Gdy więc po dwóch grach Chinki prowadziły w Kantonie 2:0, trudno tu było liczyć na jakąś cudowną remontadę. Zwłaszcza, że Marie Benoit nie miała za wiele do powiedzenia w starciu z Sijią Wei (3:6, 6:7), a Xiju Wang rozbiła Hanne Vandewinkel 6:3, 6:2.
Tymczasem w niedzielę doszło do cudownego powrotu Belgijek - rezerwowa Sofia Costoulas pokonała 7:5, 7:5 notowaną o blisko 200 miejsc wyżej na świecie Xiyu Wang, a za chwilę Vandewinkel pokonała Wei 6:3, 6:3.
O awansie do przyszłorocznej fazy play-off decydował więc mecz deblistek. Chińska para Hanyu Guo/Xinyu Jiang ograła duet Costoulas/Vandewinkel 7:6, 6:3.A to oznacza, że z wygranej 3:2 i awansu cieszyły się Azjatki. I to one będą potencjalnymi rywalkami Polek wiosną przyszłego roku.

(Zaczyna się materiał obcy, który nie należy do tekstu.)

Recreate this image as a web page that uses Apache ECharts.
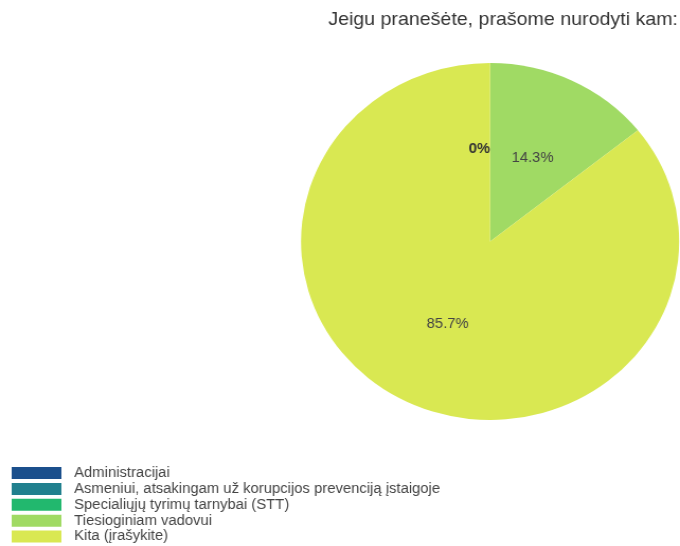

To z kolei oznacza, że jeśli Fissette dalej pozostanie kapitanem Belgii, znów pewnie czeka go tygodniowa przerwa we współpracy ze Świątek. Nawet jeśli Iga nie będzie grać dla Polski, to Belga czekają po prostu inne zadania. A może też po prostu raszynianka znajdzie się w innej części świata, walcząc o awans do finałów Pucharu Billie Jean King.